Weird, that sounds strange to me because I don’t really regret things since I couldn’t have done anything better than what I did under the circumstances or else I would have done that, so the idea of regret awakening compassion feels very alien. Guilt seems more clear cut to me, because I can do my best but my best may not be good enough and I may be culpable for the suffering of others as a result, perhaps through insufficient compassion.
I found this really motivating and inspiring. Thanks for writing. I’ve always found the “great opportunity” framing of altruism stretched and not very compelling but I find this subtle reframing really powerful. I think the difference for me is the emphasis on the suffering of the drowning man and his family, whereas “great opportunity” framings typically emphasise how great it would be for YOU to be a hero and do something great.
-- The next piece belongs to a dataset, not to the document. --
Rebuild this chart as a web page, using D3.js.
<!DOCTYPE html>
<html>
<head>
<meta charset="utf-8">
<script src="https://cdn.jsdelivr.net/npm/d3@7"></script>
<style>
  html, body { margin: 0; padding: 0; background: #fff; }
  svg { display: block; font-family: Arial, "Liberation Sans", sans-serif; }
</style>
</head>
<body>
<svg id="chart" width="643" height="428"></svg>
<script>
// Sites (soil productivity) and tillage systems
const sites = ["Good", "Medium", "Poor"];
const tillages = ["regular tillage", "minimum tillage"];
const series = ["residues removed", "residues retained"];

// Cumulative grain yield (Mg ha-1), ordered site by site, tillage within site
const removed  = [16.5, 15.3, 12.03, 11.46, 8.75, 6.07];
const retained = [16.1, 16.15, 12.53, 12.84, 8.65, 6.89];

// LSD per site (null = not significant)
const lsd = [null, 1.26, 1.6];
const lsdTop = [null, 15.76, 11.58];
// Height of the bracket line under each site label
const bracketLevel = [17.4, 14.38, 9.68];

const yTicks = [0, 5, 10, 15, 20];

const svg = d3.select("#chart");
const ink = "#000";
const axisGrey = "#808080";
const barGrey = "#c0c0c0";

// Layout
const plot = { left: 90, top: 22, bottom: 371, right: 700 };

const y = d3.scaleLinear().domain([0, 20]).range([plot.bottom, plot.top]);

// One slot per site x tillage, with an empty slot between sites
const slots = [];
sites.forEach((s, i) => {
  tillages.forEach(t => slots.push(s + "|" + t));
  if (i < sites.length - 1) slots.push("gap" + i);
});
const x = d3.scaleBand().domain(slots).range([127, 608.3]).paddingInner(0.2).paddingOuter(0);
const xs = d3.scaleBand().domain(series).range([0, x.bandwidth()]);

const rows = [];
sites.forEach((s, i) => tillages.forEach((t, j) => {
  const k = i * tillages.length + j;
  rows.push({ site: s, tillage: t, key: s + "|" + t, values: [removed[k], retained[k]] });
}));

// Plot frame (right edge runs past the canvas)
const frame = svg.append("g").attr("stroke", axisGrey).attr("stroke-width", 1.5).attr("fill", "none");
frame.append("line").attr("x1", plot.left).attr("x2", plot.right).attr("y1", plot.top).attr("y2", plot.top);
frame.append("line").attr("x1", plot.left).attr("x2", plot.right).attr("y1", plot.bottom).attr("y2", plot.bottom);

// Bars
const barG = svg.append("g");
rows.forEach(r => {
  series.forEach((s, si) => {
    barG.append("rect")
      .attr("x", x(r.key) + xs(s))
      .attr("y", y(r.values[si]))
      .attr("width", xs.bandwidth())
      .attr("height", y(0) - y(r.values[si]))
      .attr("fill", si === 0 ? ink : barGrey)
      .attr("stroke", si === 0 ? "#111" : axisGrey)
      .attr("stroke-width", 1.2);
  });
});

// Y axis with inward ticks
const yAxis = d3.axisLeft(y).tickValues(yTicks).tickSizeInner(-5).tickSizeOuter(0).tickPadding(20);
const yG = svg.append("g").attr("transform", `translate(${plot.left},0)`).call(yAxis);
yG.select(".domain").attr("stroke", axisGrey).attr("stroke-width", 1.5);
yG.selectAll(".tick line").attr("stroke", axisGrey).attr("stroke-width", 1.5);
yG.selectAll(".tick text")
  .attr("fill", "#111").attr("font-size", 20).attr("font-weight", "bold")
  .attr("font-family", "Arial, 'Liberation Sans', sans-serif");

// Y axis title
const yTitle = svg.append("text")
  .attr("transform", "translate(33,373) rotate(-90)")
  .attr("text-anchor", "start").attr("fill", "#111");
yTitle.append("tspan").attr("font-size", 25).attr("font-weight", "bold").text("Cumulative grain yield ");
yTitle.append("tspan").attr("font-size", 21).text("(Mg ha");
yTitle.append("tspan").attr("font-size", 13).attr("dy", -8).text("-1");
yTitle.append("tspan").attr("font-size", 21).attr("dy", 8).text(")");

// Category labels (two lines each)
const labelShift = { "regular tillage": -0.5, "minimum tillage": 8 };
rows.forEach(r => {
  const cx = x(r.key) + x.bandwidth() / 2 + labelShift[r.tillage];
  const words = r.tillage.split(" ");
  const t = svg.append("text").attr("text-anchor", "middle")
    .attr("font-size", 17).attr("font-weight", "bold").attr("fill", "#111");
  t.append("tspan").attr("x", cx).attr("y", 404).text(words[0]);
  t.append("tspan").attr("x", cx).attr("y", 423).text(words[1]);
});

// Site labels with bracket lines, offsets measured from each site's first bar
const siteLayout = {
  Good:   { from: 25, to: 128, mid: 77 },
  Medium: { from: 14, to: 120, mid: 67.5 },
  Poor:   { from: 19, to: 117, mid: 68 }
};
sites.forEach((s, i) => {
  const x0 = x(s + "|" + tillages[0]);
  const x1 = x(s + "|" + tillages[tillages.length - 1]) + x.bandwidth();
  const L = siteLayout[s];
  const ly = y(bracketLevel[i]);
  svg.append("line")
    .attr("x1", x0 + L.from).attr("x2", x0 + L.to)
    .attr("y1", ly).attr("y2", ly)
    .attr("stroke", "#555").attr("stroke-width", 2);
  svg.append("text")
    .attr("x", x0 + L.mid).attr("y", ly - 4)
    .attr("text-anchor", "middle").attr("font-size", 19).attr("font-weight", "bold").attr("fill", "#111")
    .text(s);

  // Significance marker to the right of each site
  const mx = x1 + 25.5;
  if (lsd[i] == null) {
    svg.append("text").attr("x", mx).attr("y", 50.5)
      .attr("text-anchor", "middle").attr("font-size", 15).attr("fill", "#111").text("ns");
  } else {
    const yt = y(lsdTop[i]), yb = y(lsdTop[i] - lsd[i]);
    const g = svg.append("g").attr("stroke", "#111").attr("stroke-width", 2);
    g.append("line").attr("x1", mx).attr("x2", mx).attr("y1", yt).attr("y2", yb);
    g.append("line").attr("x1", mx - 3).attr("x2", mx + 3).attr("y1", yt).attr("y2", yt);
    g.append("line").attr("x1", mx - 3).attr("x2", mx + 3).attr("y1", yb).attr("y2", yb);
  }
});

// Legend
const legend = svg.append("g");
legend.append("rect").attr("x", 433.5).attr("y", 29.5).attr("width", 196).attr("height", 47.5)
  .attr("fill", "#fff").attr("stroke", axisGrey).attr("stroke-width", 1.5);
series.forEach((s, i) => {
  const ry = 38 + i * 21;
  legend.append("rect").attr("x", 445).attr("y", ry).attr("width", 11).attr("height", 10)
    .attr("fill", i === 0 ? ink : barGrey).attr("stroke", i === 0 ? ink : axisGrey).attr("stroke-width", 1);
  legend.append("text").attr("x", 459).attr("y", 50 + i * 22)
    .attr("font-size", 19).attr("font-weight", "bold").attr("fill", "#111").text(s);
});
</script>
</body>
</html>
I prefer the appeal to compassion over ego.
I usually think more along Singerian obligation lines and this has led to unhealthy “morality as taxes” thought patterns. On reflection, I realise that I haven’t always thought about altruism in this way and I actually used to think about it in a much more wholehearted way. Somehow, I largely lost that wholehearted thinking. This post has reminded me why I originally cared about altruism and morality and helped me revert to wholehearted thinking, which feels very uplifting and freeing. I plan on revisiting this whenever I notice myself slipping back into “morality as taxes” thought patterns.